Description of the task:
Leaving out the pictures, retype all the material exactly.

------------------------------------------------------------------------

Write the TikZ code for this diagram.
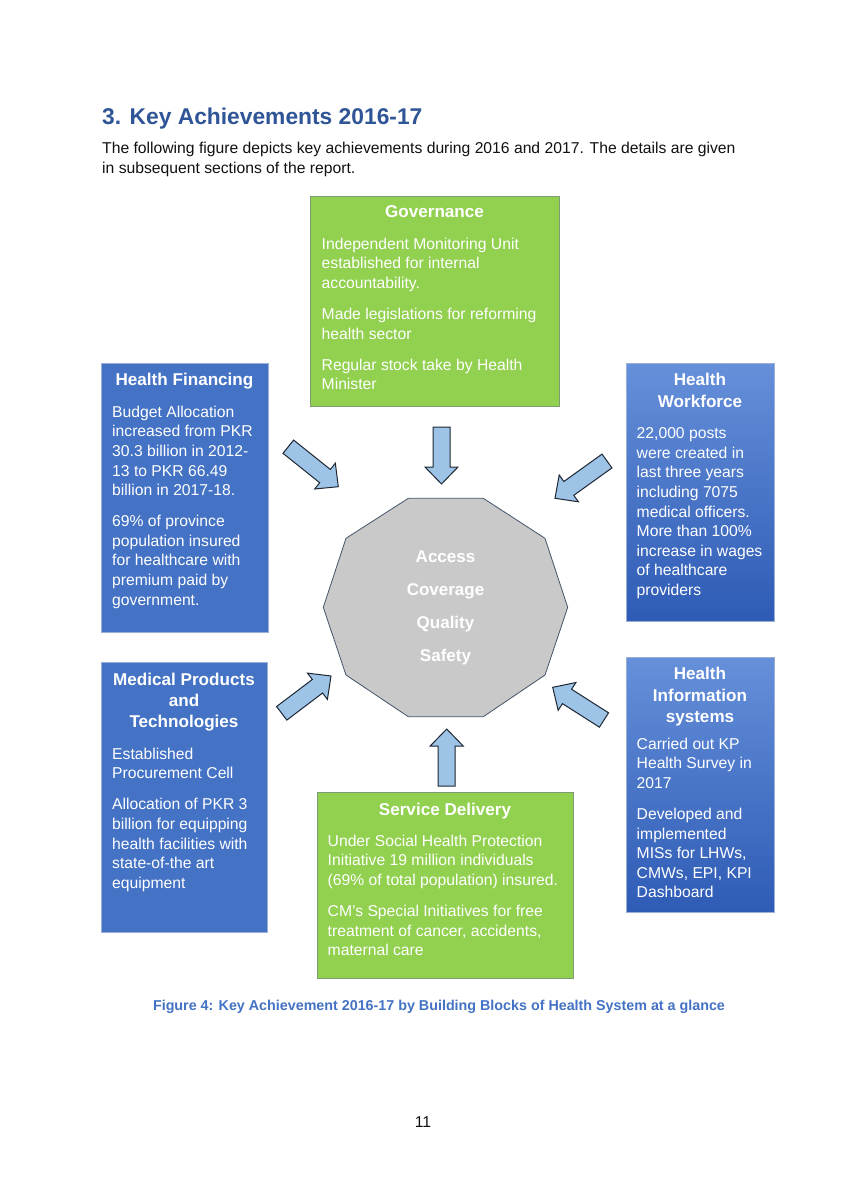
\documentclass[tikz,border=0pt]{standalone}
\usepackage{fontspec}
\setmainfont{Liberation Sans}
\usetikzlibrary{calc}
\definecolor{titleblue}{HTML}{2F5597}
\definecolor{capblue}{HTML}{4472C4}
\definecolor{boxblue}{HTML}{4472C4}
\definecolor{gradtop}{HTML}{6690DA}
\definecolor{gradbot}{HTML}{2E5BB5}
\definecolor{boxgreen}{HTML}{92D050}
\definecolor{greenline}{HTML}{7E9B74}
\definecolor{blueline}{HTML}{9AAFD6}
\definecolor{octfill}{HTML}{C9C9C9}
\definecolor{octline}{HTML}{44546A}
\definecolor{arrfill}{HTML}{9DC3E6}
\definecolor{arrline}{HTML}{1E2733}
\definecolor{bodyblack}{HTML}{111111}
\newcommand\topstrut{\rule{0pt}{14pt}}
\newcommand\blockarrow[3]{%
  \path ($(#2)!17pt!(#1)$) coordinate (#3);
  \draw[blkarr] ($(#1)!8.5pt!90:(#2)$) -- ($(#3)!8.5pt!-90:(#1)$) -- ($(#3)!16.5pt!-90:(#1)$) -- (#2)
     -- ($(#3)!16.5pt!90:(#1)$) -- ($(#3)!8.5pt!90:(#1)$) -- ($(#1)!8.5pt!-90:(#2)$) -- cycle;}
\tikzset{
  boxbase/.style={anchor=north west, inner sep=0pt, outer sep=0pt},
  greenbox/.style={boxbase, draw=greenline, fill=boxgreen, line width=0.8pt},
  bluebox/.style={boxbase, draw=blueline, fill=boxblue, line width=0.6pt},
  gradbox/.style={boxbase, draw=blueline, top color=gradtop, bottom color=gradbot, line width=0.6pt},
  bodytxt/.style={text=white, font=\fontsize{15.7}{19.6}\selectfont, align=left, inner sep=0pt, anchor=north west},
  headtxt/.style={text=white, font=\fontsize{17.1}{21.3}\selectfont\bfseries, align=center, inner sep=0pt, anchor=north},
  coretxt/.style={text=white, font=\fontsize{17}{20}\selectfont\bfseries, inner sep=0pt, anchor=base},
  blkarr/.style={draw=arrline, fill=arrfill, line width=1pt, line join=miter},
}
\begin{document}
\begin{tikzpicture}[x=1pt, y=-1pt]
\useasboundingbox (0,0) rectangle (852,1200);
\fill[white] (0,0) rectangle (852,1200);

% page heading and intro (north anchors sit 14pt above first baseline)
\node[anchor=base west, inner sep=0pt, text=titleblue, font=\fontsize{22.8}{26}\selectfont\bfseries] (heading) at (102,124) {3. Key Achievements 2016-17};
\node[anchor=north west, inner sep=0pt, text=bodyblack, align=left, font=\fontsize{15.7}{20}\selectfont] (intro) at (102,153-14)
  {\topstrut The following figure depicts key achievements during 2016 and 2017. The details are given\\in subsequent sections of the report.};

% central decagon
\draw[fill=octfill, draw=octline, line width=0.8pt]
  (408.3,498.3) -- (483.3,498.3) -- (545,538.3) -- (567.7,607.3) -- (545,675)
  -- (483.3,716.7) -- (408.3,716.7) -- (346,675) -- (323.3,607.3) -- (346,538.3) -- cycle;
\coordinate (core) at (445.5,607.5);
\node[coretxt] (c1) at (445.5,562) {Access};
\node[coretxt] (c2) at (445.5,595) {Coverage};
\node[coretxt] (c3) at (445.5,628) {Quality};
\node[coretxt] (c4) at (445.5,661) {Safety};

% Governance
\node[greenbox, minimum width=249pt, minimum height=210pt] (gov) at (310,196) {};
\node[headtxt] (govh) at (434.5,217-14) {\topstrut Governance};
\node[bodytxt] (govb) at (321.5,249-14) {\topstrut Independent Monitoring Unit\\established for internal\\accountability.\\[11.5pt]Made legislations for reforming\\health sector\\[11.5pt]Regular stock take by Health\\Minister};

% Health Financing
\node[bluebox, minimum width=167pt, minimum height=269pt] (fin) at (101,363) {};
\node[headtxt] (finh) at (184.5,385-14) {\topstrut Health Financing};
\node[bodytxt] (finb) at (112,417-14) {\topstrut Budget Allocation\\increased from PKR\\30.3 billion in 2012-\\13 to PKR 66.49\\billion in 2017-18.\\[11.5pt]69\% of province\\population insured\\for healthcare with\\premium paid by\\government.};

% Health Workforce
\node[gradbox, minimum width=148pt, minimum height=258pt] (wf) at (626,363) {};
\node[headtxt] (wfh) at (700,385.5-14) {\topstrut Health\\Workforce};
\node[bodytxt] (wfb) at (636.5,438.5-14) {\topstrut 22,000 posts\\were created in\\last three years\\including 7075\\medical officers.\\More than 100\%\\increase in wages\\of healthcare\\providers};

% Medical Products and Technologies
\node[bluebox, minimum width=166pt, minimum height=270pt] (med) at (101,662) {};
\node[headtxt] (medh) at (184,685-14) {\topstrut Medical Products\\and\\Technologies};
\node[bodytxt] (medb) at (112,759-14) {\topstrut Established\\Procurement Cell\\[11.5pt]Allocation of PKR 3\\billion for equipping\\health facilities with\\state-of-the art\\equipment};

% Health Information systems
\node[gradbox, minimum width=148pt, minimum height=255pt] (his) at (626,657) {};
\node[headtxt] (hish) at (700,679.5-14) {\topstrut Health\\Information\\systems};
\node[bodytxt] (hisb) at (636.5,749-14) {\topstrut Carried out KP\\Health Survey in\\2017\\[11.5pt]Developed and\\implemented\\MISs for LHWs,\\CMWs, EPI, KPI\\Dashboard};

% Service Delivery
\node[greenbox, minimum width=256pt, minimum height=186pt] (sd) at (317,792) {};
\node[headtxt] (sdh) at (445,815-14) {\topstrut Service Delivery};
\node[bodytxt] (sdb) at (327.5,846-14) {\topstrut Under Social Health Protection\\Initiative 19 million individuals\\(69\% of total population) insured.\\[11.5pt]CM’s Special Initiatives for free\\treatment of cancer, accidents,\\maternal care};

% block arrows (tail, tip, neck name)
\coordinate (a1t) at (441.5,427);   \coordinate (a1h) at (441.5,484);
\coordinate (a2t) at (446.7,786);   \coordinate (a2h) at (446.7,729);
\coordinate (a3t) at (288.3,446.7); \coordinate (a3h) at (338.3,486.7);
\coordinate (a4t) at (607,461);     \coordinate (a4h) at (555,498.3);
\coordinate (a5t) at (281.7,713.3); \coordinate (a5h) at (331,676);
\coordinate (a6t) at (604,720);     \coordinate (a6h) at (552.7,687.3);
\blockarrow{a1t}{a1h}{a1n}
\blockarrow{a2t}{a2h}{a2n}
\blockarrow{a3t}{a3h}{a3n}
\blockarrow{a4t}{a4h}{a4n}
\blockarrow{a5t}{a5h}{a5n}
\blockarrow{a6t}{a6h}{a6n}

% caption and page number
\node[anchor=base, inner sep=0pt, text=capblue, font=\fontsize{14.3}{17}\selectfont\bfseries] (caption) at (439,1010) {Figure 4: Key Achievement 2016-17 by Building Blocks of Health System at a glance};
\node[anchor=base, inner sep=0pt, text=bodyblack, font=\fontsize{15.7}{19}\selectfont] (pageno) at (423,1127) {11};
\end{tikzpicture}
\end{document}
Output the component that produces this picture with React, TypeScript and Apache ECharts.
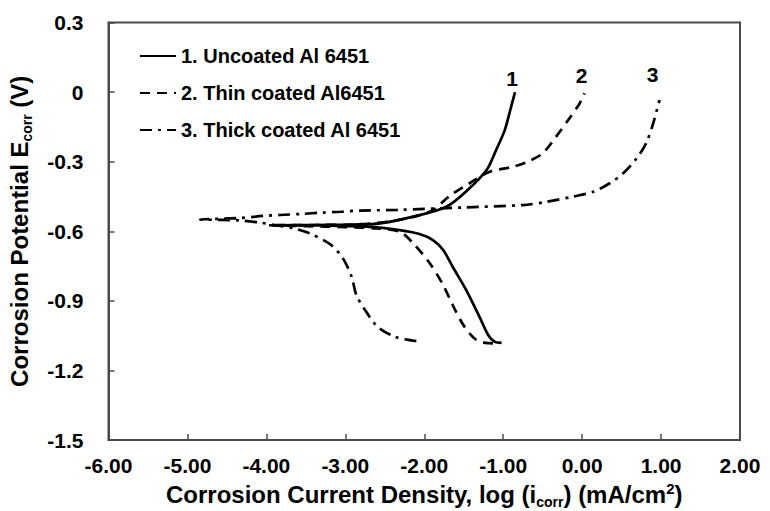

------------------------------------------------------------------------

Output:
Write the TikZ code for this diagram.
\documentclass[tikz,border=0pt]{standalone}
\usepackage{fontspec}
\setmainfont{Liberation Sans}
\usetikzlibrary{calc}
\definecolor{titleblue}{HTML}{2F5597}
\definecolor{capblue}{HTML}{4472C4}
\definecolor{boxblue}{HTML}{4472C4}
\definecolor{gradtop}{HTML}{6690DA}
\definecolor{gradbot}{HTML}{2E5BB5}
\definecolor{boxgreen}{HTML}{92D050}
\definecolor{greenline}{HTML}{7E9B74}
\definecolor{blueline}{HTML}{9AAFD6}
\definecolor{octfill}{HTML}{C9C9C9}
\definecolor{octline}{HTML}{44546A}
\definecolor{arrfill}{HTML}{9DC3E6}
\definecolor{arrline}{HTML}{1E2733}
\definecolor{bodyblack}{HTML}{111111}
\newcommand\topstrut{\rule{0pt}{14pt}}
\newcommand\blockarrow[3]{%
  \path ($(#2)!17pt!(#1)$) coordinate (#3);
  \draw[blkarr] ($(#1)!8.5pt!90:(#2)$) -- ($(#3)!8.5pt!-90:(#1)$) -- ($(#3)!16.5pt!-90:(#1)$) -- (#2)
     -- ($(#3)!16.5pt!90:(#1)$) -- ($(#3)!8.5pt!90:(#1)$) -- ($(#1)!8.5pt!-90:(#2)$) -- cycle;}
\tikzset{
  boxbase/.style={anchor=north west, inner sep=0pt, outer sep=0pt},
  greenbox/.style={boxbase, draw=greenline, fill=boxgreen, line width=0.8pt},
  bluebox/.style={boxbase, draw=blueline, fill=boxblue, line width=0.6pt},
  gradbox/.style={boxbase, draw=blueline, top color=gradtop, bottom color=gradbot, line width=0.6pt},
  bodytxt/.style={text=white, font=\fontsize{15.7}{19.6}\selectfont, align=left, inner sep=0pt, anchor=north west},
  headtxt/.style={text=white, font=\fontsize{17.1}{21.3}\selectfont\bfseries, align=center, inner sep=0pt, anchor=north},
  coretxt/.style={text=white, font=\fontsize{17}{20}\selectfont\bfseries, inner sep=0pt, anchor=base},
  blkarr/.style={draw=arrline, fill=arrfill, line width=1pt, line join=miter},
}
\begin{document}
\begin{tikzpicture}[x=1pt, y=-1pt]
\useasboundingbox (0,0) rectangle (852,1200);
\fill[white] (0,0) rectangle (852,1200);

% page heading and intro (north anchors sit 14pt above first baseline)
\node[anchor=base west, inner sep=0pt, text=titleblue, font=\fontsize{22.8}{26}\selectfont\bfseries] (heading) at (102,124) {3. Key Achievements 2016-17};
\node[anchor=north west, inner sep=0pt, text=bodyblack, align=left, font=\fontsize{15.7}{20}\selectfont] (intro) at (102,153-14)
  {\topstrut The following figure depicts key achievements during 2016 and 2017. The details are given\\in subsequent sections of the report.};

% central decagon
\draw[fill=octfill, draw=octline, line width=0.8pt]
  (408.3,498.3) -- (483.3,498.3) -- (545,538.3) -- (567.7,607.3) -- (545,675)
  -- (483.3,716.7) -- (408.3,716.7) -- (346,675) -- (323.3,607.3) -- (346,538.3) -- cycle;
\coordinate (core) at (445.5,607.5);
\node[coretxt] (c1) at (445.5,562) {Access};
\node[coretxt] (c2) at (445.5,595) {Coverage};
\node[coretxt] (c3) at (445.5,628) {Quality};
\node[coretxt] (c4) at (445.5,661) {Safety};

% Governance
\node[greenbox, minimum width=249pt, minimum height=210pt] (gov) at (310,196) {};
\node[headtxt] (govh) at (434.5,217-14) {\topstrut Governance};
\node[bodytxt] (govb) at (321.5,249-14) {\topstrut Independent Monitoring Unit\\established for internal\\accountability.\\[11.5pt]Made legislations for reforming\\health sector\\[11.5pt]Regular stock take by Health\\Minister};

% Health Financing
\node[bluebox, minimum width=167pt, minimum height=269pt] (fin) at (101,363) {};
\node[headtxt] (finh) at (184.5,385-14) {\topstrut Health Financing};
\node[bodytxt] (finb) at (112,417-14) {\topstrut Budget Allocation\\increased from PKR\\30.3 billion in 2012-\\13 to PKR 66.49\\billion in 2017-18.\\[11.5pt]69\% of province\\population insured\\for healthcare with\\premium paid by\\government.};

% Health Workforce
\node[gradbox, minimum width=148pt, minimum height=258pt] (wf) at (626,363) {};
\node[headtxt] (wfh) at (700,385.5-14) {\topstrut Health\\Workforce};
\node[bodytxt] (wfb) at (636.5,438.5-14) {\topstrut 22,000 posts\\were created in\\last three years\\including 7075\\medical officers.\\More than 100\%\\increase in wages\\of healthcare\\providers};

% Medical Products and Technologies
\node[bluebox, minimum width=166pt, minimum height=270pt] (med) at (101,662) {};
\node[headtxt] (medh) at (184,685-14) {\topstrut Medical Products\\and\\Technologies};
\node[bodytxt] (medb) at (112,759-14) {\topstrut Established\\Procurement Cell\\[11.5pt]Allocation of PKR 3\\billion for equipping\\health facilities with\\state-of-the art\\equipment};

% Health Information systems
\node[gradbox, minimum width=148pt, minimum height=255pt] (his) at (626,657) {};
\node[headtxt] (hish) at (700,679.5-14) {\topstrut Health\\Information\\systems};
\node[bodytxt] (hisb) at (636.5,749-14) {\topstrut Carried out KP\\Health Survey in\\2017\\[11.5pt]Developed and\\implemented\\MISs for LHWs,\\CMWs, EPI, KPI\\Dashboard};

% Service Delivery
\node[greenbox, minimum width=256pt, minimum height=186pt] (sd) at (317,792) {};
\node[headtxt] (sdh) at (445,815-14) {\topstrut Service Delivery};
\node[bodytxt] (sdb) at (327.5,846-14) {\topstrut Under Social Health Protection\\Initiative 19 million individuals\\(69\% of total population) insured.\\[11.5pt]CM’s Special Initiatives for free\\treatment of cancer, accidents,\\maternal care};

% block arrows (tail, tip, neck name)
\coordinate (a1t) at (441.5,427);   \coordinate (a1h) at (441.5,484);
\coordinate (a2t) at (446.7,786);   \coordinate (a2h) at (446.7,729);
\coordinate (a3t) at (288.3,446.7); \coordinate (a3h) at (338.3,486.7);
\coordinate (a4t) at (607,461);     \coordinate (a4h) at (555,498.3);
\coordinate (a5t) at (281.7,713.3); \coordinate (a5h) at (331,676);
\coordinate (a6t) at (604,720);     \coordinate (a6h) at (552.7,687.3);
\blockarrow{a1t}{a1h}{a1n}
\blockarrow{a2t}{a2h}{a2n}
\blockarrow{a3t}{a3h}{a3n}
\blockarrow{a4t}{a4h}{a4n}
\blockarrow{a5t}{a5h}{a5n}
\blockarrow{a6t}{a6h}{a6n}

% caption and page number
\node[anchor=base, inner sep=0pt, text=capblue, font=\fontsize{14.3}{17}\selectfont\bfseries] (caption) at (439,1010) {Figure 4: Key Achievement 2016-17 by Building Blocks of Health System at a glance};
\node[anchor=base, inner sep=0pt, text=bodyblack, font=\fontsize{15.7}{19}\selectfont] (pageno) at (423,1127) {11};
\end{tikzpicture}
\end{document}
Output the component that produces this picture with React, TypeScript and Apache ECharts.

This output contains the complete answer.